Return the material exactly, first line through the line containing "ax.set_facecolor('none')", and nothing more. Pictures stay out.

- [Supplied data]:
※ ※ ※

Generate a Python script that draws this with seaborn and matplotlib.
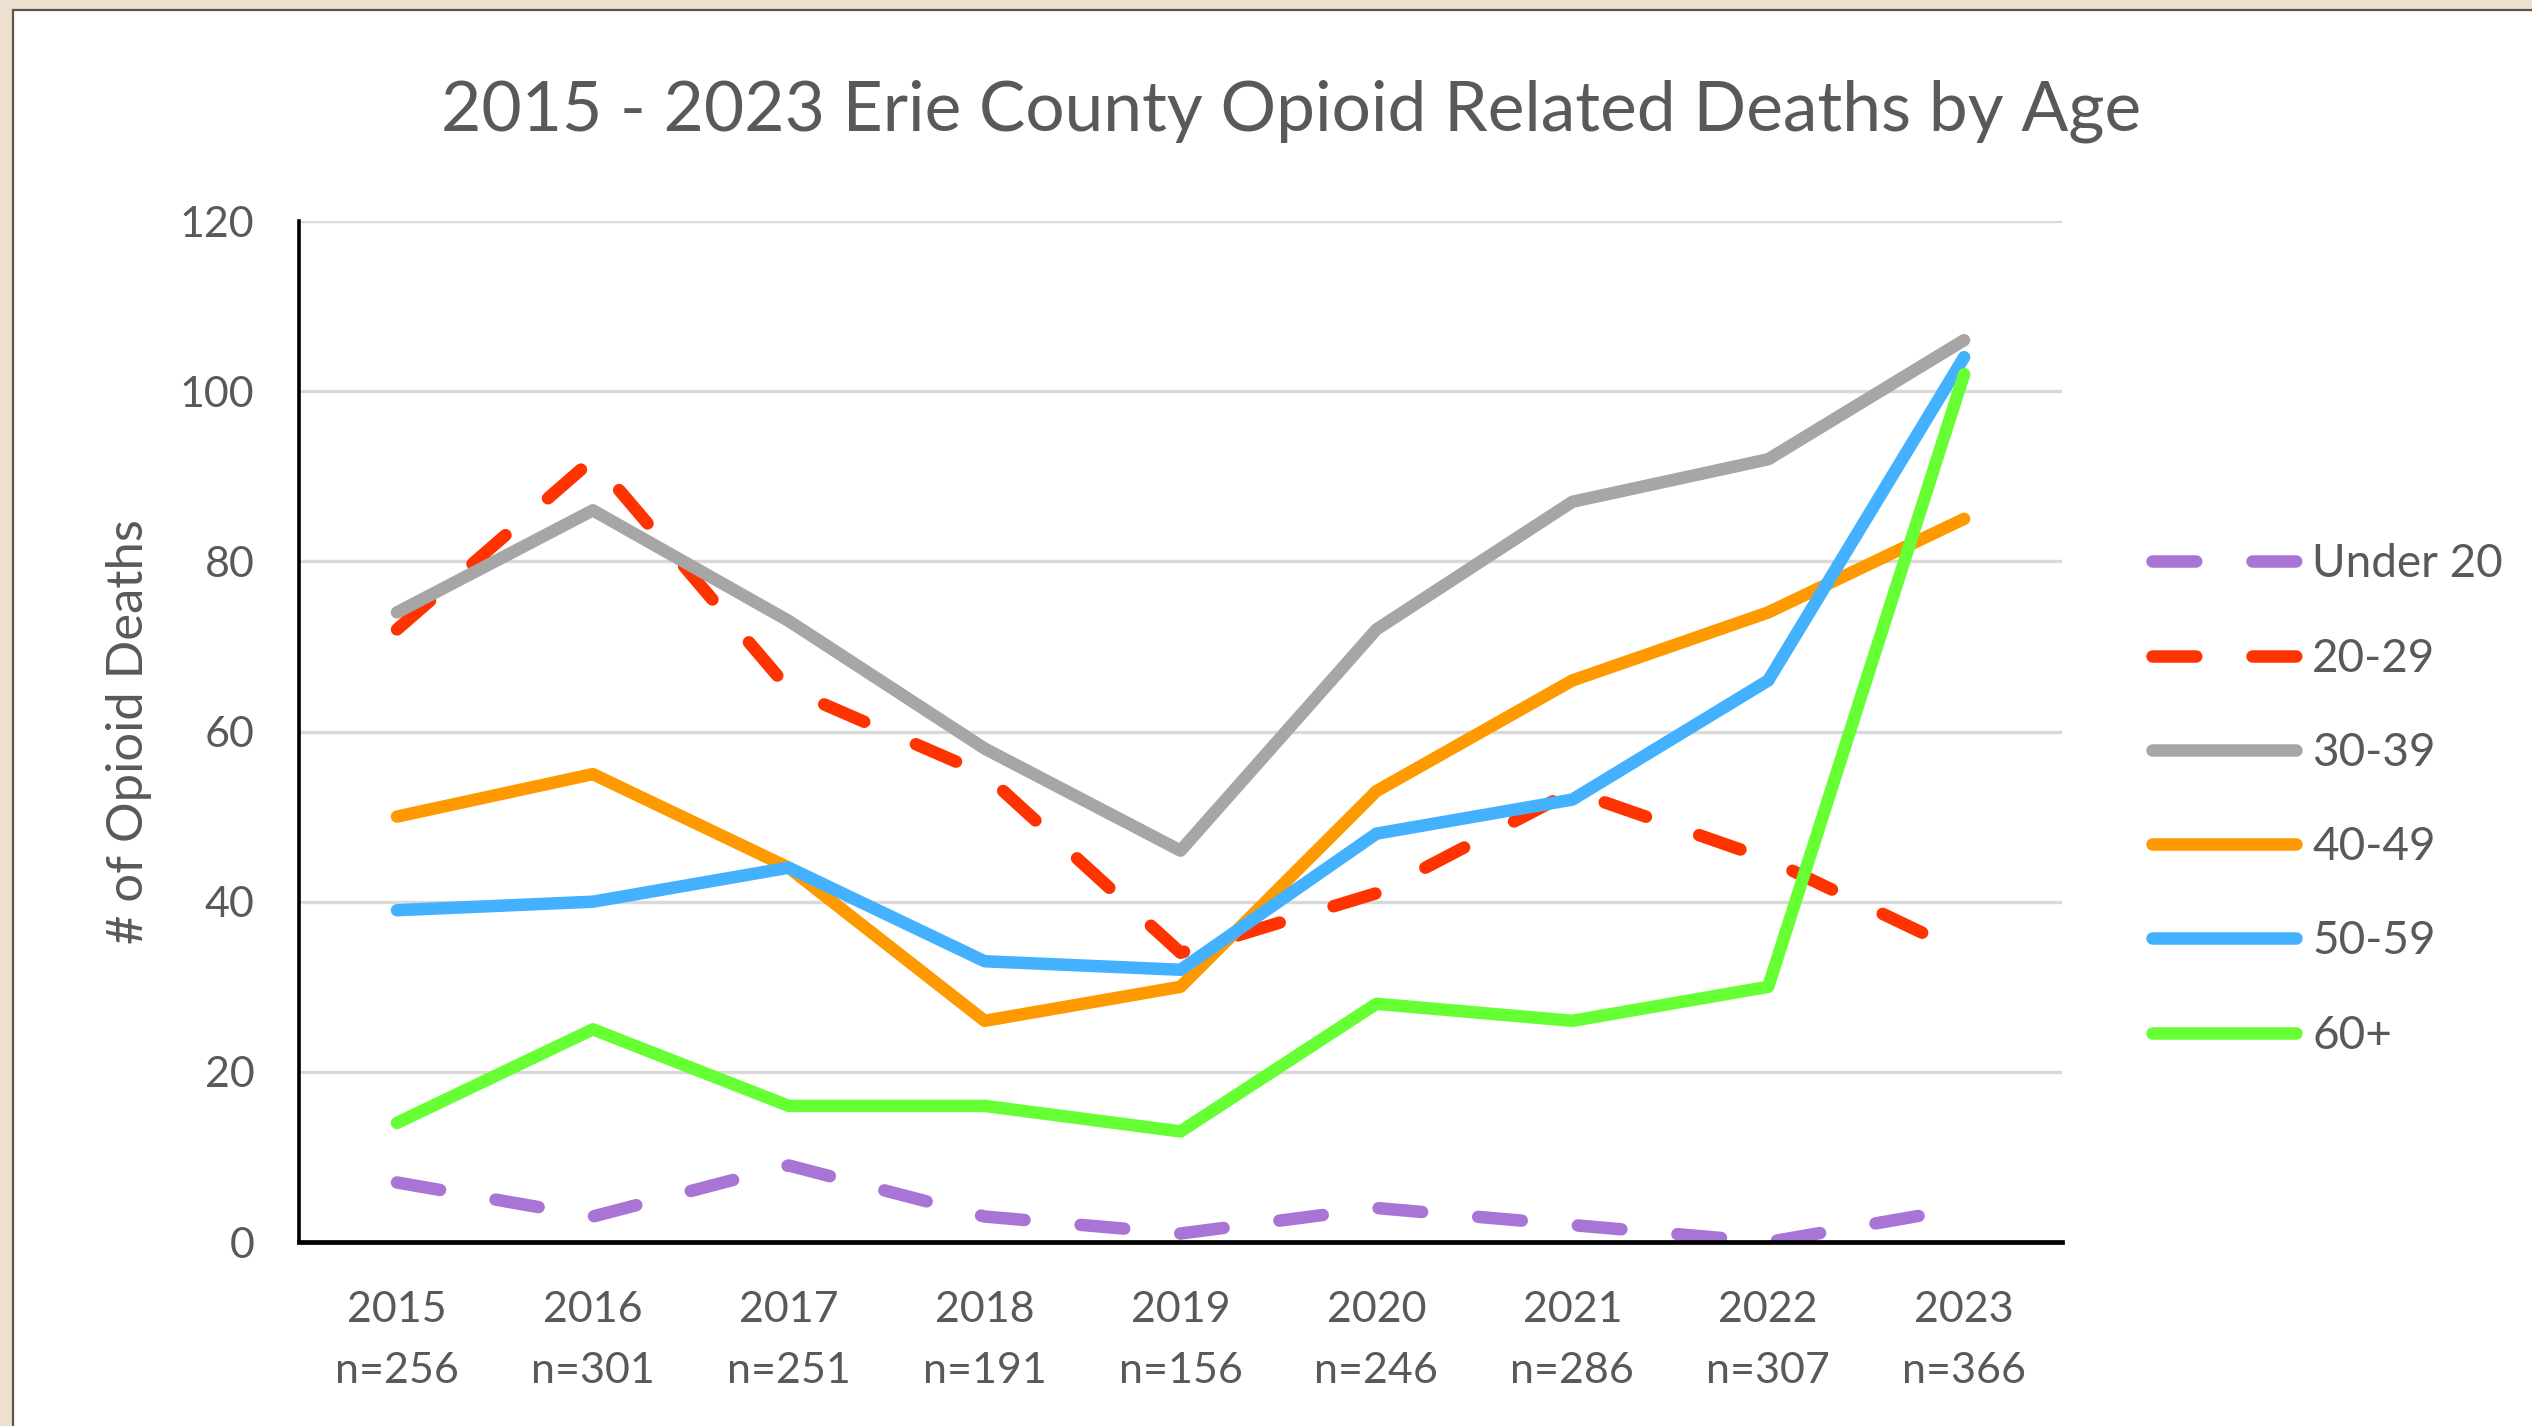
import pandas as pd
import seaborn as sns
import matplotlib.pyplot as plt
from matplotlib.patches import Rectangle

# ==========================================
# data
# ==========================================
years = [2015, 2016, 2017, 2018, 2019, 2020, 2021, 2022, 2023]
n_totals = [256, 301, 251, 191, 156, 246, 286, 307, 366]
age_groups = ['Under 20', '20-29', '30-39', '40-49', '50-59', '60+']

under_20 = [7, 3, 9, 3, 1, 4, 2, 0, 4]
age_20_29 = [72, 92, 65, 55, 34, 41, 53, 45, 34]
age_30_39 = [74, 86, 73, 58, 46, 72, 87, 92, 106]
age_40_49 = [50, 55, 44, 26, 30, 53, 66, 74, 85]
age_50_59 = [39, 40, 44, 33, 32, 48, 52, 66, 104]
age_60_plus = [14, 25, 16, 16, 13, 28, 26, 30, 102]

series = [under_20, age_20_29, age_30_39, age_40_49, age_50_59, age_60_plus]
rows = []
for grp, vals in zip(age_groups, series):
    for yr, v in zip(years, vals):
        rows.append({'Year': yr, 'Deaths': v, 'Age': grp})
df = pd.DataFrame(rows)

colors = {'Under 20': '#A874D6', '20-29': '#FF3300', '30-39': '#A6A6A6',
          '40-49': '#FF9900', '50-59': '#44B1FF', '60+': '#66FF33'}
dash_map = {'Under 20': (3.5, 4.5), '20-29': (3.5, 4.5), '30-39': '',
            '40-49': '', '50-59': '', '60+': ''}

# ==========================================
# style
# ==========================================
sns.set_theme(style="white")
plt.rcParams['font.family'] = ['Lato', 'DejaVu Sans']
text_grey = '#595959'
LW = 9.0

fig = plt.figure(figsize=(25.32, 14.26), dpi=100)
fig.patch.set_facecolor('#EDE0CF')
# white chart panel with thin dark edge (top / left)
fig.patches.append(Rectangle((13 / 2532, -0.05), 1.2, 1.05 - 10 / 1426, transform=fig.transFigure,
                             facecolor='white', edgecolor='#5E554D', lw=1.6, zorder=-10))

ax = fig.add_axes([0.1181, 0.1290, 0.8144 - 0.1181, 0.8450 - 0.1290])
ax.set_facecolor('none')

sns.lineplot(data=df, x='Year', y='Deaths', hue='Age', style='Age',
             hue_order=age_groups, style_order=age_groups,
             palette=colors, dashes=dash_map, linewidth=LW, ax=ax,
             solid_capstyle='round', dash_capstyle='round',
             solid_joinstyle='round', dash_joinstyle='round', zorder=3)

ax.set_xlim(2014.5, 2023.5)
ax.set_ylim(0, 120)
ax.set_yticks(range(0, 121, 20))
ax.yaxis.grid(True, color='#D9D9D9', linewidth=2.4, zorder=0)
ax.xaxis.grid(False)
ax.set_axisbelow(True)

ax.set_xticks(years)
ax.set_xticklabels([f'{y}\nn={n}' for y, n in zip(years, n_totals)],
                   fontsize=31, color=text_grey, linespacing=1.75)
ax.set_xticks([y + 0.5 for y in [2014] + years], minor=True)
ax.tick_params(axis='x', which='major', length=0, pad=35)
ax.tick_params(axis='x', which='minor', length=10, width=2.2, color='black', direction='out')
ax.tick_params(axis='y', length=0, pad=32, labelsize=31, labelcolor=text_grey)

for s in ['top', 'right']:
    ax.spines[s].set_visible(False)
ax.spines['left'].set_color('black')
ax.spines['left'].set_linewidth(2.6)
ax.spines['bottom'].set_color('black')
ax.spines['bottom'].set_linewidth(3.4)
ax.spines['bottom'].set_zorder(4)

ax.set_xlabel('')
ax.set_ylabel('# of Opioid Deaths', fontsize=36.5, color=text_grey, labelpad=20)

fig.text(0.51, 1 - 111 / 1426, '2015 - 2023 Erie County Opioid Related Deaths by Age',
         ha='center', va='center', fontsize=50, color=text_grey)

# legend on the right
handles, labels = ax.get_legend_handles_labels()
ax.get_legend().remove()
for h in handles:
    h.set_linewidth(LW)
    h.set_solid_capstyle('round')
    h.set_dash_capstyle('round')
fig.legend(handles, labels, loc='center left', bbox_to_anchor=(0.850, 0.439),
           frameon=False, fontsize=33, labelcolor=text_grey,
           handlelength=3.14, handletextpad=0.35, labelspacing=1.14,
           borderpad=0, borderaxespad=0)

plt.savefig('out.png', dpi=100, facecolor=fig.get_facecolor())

※ ※ ※

- [Result]:
Generate a Python script that draws this with seaborn and matplotlib.
import pandas as pd
import seaborn as sns
import matplotlib.pyplot as plt
from matplotlib.patches import Rectangle

# ==========================================
# data
# ==========================================
years = [2015, 2016, 2017, 2018, 2019, 2020, 2021, 2022, 2023]
n_totals = [256, 301, 251, 191, 156, 246, 286, 307, 366]
age_groups = ['Under 20', '20-29', '30-39', '40-49', '50-59', '60+']

under_20 = [7, 3, 9, 3, 1, 4, 2, 0, 4]
age_20_29 = [72, 92, 65, 55, 34, 41, 53, 45, 34]
age_30_39 = [74, 86, 73, 58, 46, 72, 87, 92, 106]
age_40_49 = [50, 55, 44, 26, 30, 53, 66, 74, 85]
age_50_59 = [39, 40, 44, 33, 32, 48, 52, 66, 104]
age_60_plus = [14, 25, 16, 16, 13, 28, 26, 30, 102]

series = [under_20, age_20_29, age_30_39, age_40_49, age_50_59, age_60_plus]
rows = []
for grp, vals in zip(age_groups, series):
    for yr, v in zip(years, vals):
        rows.append({'Year': yr, 'Deaths': v, 'Age': grp})
df = pd.DataFrame(rows)

colors = {'Under 20': '#A874D6', '20-29': '#FF3300', '30-39': '#A6A6A6',
          '40-49': '#FF9900', '50-59': '#44B1FF', '60+': '#66FF33'}
dash_map = {'Under 20': (3.5, 4.5), '20-29': (3.5, 4.5), '30-39': '',
            '40-49': '', '50-59': '', '60+': ''}

# ==========================================
# style
# ==========================================
sns.set_theme(style="white")
plt.rcParams['font.family'] = ['Lato', 'DejaVu Sans']
text_grey = '#595959'
LW = 9.0

fig = plt.figure(figsize=(25.32, 14.26), dpi=100)
fig.patch.set_facecolor('#EDE0CF')
# white chart panel with thin dark edge (top / left)
fig.patches.append(Rectangle((13 / 2532, -0.05), 1.2, 1.05 - 10 / 1426, transform=fig.transFigure,
                             facecolor='white', edgecolor='#5E554D', lw=1.6, zorder=-10))

ax = fig.add_axes([0.1181, 0.1290, 0.8144 - 0.1181, 0.8450 - 0.1290])
ax.set_facecolor('none')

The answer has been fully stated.